-- Directions --
Give back each entry unchanged, minus pictures.

-- Records for this exercise --
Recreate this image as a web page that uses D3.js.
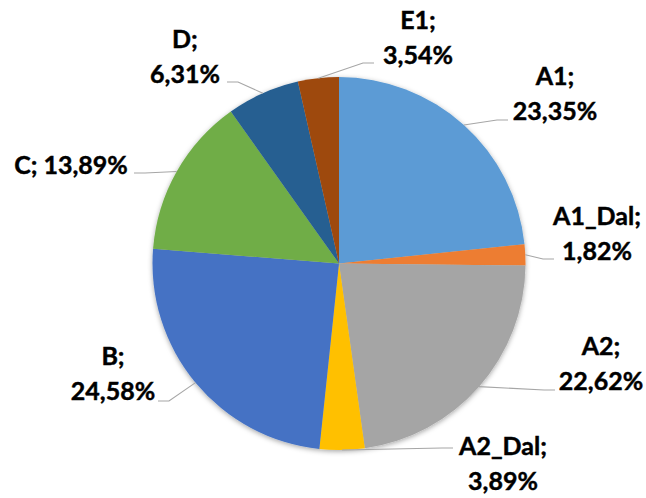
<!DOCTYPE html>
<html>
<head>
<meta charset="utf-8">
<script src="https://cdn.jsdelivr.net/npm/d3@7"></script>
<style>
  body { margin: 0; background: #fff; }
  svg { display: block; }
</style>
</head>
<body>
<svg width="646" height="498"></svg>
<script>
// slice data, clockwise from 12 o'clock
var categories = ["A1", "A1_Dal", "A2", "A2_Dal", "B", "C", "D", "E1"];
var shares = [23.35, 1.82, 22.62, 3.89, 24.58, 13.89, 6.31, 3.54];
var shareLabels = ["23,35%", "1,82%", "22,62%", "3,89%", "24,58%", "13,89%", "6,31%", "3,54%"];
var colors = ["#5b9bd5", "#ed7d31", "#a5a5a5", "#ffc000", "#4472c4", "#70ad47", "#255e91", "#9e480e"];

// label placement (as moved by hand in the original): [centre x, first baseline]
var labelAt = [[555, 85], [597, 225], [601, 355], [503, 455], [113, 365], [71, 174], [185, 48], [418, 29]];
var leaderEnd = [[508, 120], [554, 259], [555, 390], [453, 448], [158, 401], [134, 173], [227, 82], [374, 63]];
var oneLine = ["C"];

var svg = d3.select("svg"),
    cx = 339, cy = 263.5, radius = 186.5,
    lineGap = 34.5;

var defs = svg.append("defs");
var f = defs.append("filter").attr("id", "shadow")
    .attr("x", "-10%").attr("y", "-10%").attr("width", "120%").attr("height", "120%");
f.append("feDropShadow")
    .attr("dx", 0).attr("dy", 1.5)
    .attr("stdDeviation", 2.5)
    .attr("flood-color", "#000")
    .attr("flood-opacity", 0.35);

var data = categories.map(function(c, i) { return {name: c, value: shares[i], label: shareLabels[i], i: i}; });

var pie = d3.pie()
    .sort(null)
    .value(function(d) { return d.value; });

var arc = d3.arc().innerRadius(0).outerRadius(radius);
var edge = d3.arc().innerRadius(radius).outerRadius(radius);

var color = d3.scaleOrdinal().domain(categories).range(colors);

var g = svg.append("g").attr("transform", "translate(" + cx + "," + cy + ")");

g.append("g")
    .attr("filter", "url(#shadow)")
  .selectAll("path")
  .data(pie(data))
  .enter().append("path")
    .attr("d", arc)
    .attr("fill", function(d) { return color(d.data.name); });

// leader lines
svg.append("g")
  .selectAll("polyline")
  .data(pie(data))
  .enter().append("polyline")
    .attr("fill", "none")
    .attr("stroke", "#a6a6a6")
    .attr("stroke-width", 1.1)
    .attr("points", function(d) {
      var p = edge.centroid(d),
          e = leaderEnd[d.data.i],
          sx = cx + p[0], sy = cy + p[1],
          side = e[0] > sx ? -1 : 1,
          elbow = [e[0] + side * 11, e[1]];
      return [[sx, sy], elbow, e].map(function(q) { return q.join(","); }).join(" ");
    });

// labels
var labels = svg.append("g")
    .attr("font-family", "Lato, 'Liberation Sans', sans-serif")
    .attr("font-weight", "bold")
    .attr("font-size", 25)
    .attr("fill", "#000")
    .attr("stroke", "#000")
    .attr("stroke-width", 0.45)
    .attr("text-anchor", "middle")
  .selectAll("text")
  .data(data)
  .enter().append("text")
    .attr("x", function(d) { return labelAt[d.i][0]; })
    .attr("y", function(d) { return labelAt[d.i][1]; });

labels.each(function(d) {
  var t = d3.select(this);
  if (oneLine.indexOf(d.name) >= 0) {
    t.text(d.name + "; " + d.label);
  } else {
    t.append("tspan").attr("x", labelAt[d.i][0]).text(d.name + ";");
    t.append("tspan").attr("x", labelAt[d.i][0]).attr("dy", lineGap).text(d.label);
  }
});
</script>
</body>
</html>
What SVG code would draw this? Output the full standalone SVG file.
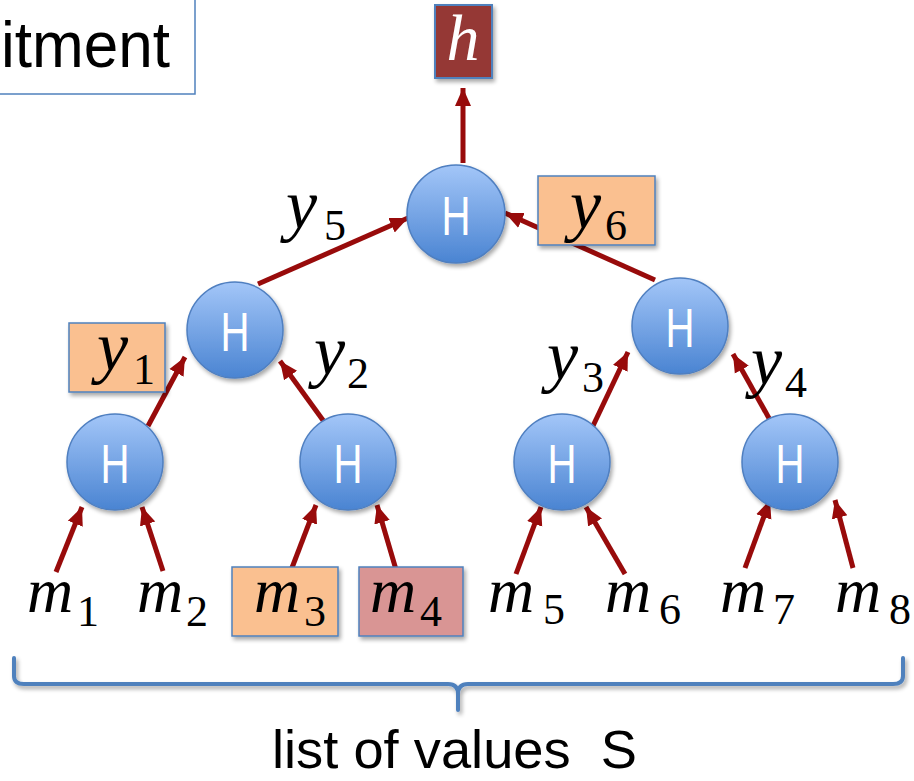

-- Task answer --
Recreate this image as a web page that uses D3.js.
<!DOCTYPE html>
<html>
<head>
<meta charset="utf-8">
<script src="https://cdn.jsdelivr.net/npm/d3@7"></script>
<style>
  body { margin: 0; background: #fff; }
  svg { display: block; }
</style>
</head>
<body>
<svg width="646" height="498"></svg>
<script>
// slice data, clockwise from 12 o'clock
var categories = ["A1", "A1_Dal", "A2", "A2_Dal", "B", "C", "D", "E1"];
var shares = [23.35, 1.82, 22.62, 3.89, 24.58, 13.89, 6.31, 3.54];
var shareLabels = ["23,35%", "1,82%", "22,62%", "3,89%", "24,58%", "13,89%", "6,31%", "3,54%"];
var colors = ["#5b9bd5", "#ed7d31", "#a5a5a5", "#ffc000", "#4472c4", "#70ad47", "#255e91", "#9e480e"];

// label placement (as moved by hand in the original): [centre x, first baseline]
var labelAt = [[555, 85], [597, 225], [601, 355], [503, 455], [113, 365], [71, 174], [185, 48], [418, 29]];
var leaderEnd = [[508, 120], [554, 259], [555, 390], [453, 448], [158, 401], [134, 173], [227, 82], [374, 63]];
var oneLine = ["C"];

var svg = d3.select("svg"),
    cx = 339, cy = 263.5, radius = 186.5,
    lineGap = 34.5;

var defs = svg.append("defs");
var f = defs.append("filter").attr("id", "shadow")
    .attr("x", "-10%").attr("y", "-10%").attr("width", "120%").attr("height", "120%");
f.append("feDropShadow")
    .attr("dx", 0).attr("dy", 1.5)
    .attr("stdDeviation", 2.5)
    .attr("flood-color", "#000")
    .attr("flood-opacity", 0.35);

var data = categories.map(function(c, i) { return {name: c, value: shares[i], label: shareLabels[i], i: i}; });

var pie = d3.pie()
    .sort(null)
    .value(function(d) { return d.value; });

var arc = d3.arc().innerRadius(0).outerRadius(radius);
var edge = d3.arc().innerRadius(radius).outerRadius(radius);

var color = d3.scaleOrdinal().domain(categories).range(colors);

var g = svg.append("g").attr("transform", "translate(" + cx + "," + cy + ")");

g.append("g")
    .attr("filter", "url(#shadow)")
  .selectAll("path")
  .data(pie(data))
  .enter().append("path")
    .attr("d", arc)
    .attr("fill", function(d) { return color(d.data.name); });

// leader lines
svg.append("g")
  .selectAll("polyline")
  .data(pie(data))
  .enter().append("polyline")
    .attr("fill", "none")
    .attr("stroke", "#a6a6a6")
    .attr("stroke-width", 1.1)
    .attr("points", function(d) {
      var p = edge.centroid(d),
          e = leaderEnd[d.data.i],
          sx = cx + p[0], sy = cy + p[1],
          side = e[0] > sx ? -1 : 1,
          elbow = [e[0] + side * 11, e[1]];
      return [[sx, sy], elbow, e].map(function(q) { return q.join(","); }).join(" ");
    });

// labels
var labels = svg.append("g")
    .attr("font-family", "Lato, 'Liberation Sans', sans-serif")
    .attr("font-weight", "bold")
    .attr("font-size", 25)
    .attr("fill", "#000")
    .attr("stroke", "#000")
    .attr("stroke-width", 0.45)
    .attr("text-anchor", "middle")
  .selectAll("text")
  .data(data)
  .enter().append("text")
    .attr("x", function(d) { return labelAt[d.i][0]; })
    .attr("y", function(d) { return labelAt[d.i][1]; });

labels.each(function(d) {
  var t = d3.select(this);
  if (oneLine.indexOf(d.name) >= 0) {
    t.text(d.name + "; " + d.label);
  } else {
    t.append("tspan").attr("x", labelAt[d.i][0]).text(d.name + ";");
    t.append("tspan").attr("x", labelAt[d.i][0]).attr("dy", lineGap).text(d.label);
  }
});
</script>
</body>
</html>
What SVG code would draw this? Output the full standalone SVG file.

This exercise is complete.